Jesus leaned on God’s words in combating temptation

Matthew 4:1–3 ESV
1 Then Jesus was led up by the Spirit into the wilderness to be tempted by the devil. 2 And after fasting forty days and forty nights, he was hungry. 3 And the tempter came and said to him, “If you are the Son of God, command these stones to become loaves of bread.”
Matthew 4:4 (ESV)
4 But he answered, “It is written, “ ‘Man shall not live by bread alone, but by every word that comes from the mouth of God.’ ”
Matthew 4:7 (ESV)
7 Jesus said to him, “Again it is written, ‘You shall not put the Lord your God to the test.’ ”
Matthew 4:10 (ESV)
10 Then Jesus said to him, “Be gone, Satan! For it is written, “ ‘You shall worship the Lord your God and him only shall you serve.’ ”
How did Jesus combat temptation? He quoted God’s words and leaned all His weight on them.
“There was no desperation in Christ’s quotation of Scripture; the strength to stand against temptation does not lie in feverish self-reminders amid the heat of battle.” What does he mean?
“Nor was He engaging the devil in argumentation. He was simply countering Satan’s suggestion of a possibility with an authoritative statement of reality, because reality is always defined by God’s words.”
“By hanging His response on a word from God in every case, Jesus modeled a settled commitment to God’s words as expressing reality, and therefore as the basis on which we must stake out our position in temptation.
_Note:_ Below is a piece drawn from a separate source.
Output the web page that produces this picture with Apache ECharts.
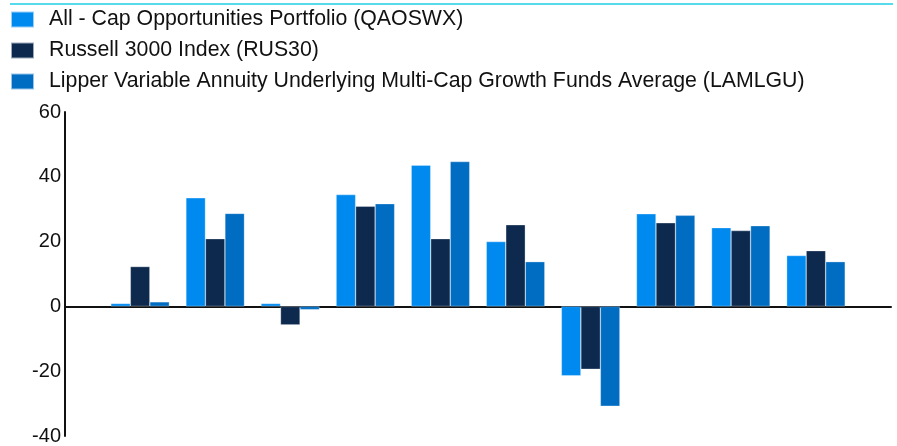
<!DOCTYPE html>
<html>
<head>
<meta charset="utf-8">
<script src="https://cdn.jsdelivr.net/npm/echarts@6/dist/echarts.min.js"></script>
<style>
html,body{margin:0;padding:0;background:#fff;}
#chart{width:897px;height:446px;}
</style>
</head>
<body>
<div id="chart"></div>
<script>
// Ten periods (no labels shown on the x axis in the reference)
const categories = ['P1','P2','P3','P4','P5','P6','P7','P8','P9','P10'];
const seriesNames = [
  'All - Cap Opportunities Portfolio (QAOSWX)',
  'Russell 3000 Index (RUS30)',
  'Lipper Variable Annuity Underlying Multi-Cap Growth Funds Average (LAMLGU)'
];
const portfolio = [0.9, 33.5, 0.9, 34.5, 43.6, 20.0, -21.4, 28.6, 24.3, 15.7];
const russell   = [12.3, 20.9, -5.7, 30.9, 20.9, 25.2, -19.4, 25.8, 23.4, 17.2];
const lipper    = [1.4, 28.7, -1.0, 31.7, 44.7, 13.8, -30.8, 28.1, 24.9, 13.8];
const yTicks = [-40, -20, 0, 20, 40, 60];

const colors = ['#008AF0', '#0D2A4E', '#006DC2'];
const font = 'Arial, "Liberation Sans", sans-serif';

// pad with an empty slot at each end so the axis spans 11 band widths
const axisCats = [''].concat(categories.map(() => '')).concat(['']);
const pad = arr => [null].concat(arr).concat([null]);

const chart = echarts.init(document.getElementById('chart'));
chart.setOption({
  animation: false,
  color: colors,
  textStyle: { fontFamily: font },
  graphic: [{
    type: 'line',
    shape: { x1: 10, y1: 4, x2: 893, y2: 4 },
    style: { stroke: '#1CCFE6', lineWidth: 1.5 }
  }],
  legend: {
    orient: 'vertical',
    left: 10,
    top: 9,
    padding: 0,
    itemWidth: 23,
    itemHeight: 16,
    itemGap: 10,
    icon: 'rect',
    data: seriesNames,
    textStyle: { fontSize: 21.3, color: '#111', fontFamily: font, padding: [0, 0, 0, 10] }
  },
  grid: { left: 65, right: 6, top: 112, bottom: 8, containLabel: false },
  xAxis: {
    type: 'category',
    data: axisCats,
    boundaryGap: false,
    axisLine: { onZero: true, lineStyle: { color: '#111', width: 2 } },
    axisTick: { show: false },
    axisLabel: { show: false },
    splitLine: { show: false }
  },
  yAxis: {
    type: 'value',
    min: yTicks[0],
    max: yTicks[yTicks.length - 1],
    interval: 20,
    axisLine: { show: true, lineStyle: { color: '#111', width: 2 } },
    axisTick: { show: false },
    splitLine: { show: false },
    axisLabel: { fontSize: 20, color: '#111', margin: 4, fontFamily: font }
  },
  series: [
    { name: seriesNames[0], type: 'bar', data: pad(portfolio), barWidth: 19.5, barGap: '0%' },
    { name: seriesNames[1], type: 'bar', data: pad(russell), barWidth: 19.5, barGap: '0%' },
    { name: seriesNames[2], type: 'bar', data: pad(lipper), barWidth: 19.5, barGap: '0%' }
  ].map(s => Object.assign(s, { itemStyle: { borderColor: 'rgba(255,255,255,0.6)', borderWidth: 0.5 } }))
});
</script>
</body>
</html>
Often, our best defense in temptation is offense, defining our position positively in terms of God’s words, staking out our territory by siding with what God says about who He is and who we are, and about what He requires of us and promises to us.”
Example:
Colossians 3:1–3 ESV
1 If then you have been raised with Christ, seek the things that are above, where Christ is, seated at the right hand of God. 2 Set your minds on things that are above, not on things that are on earth. 3 For you have died, and your life is hidden with Christ in God.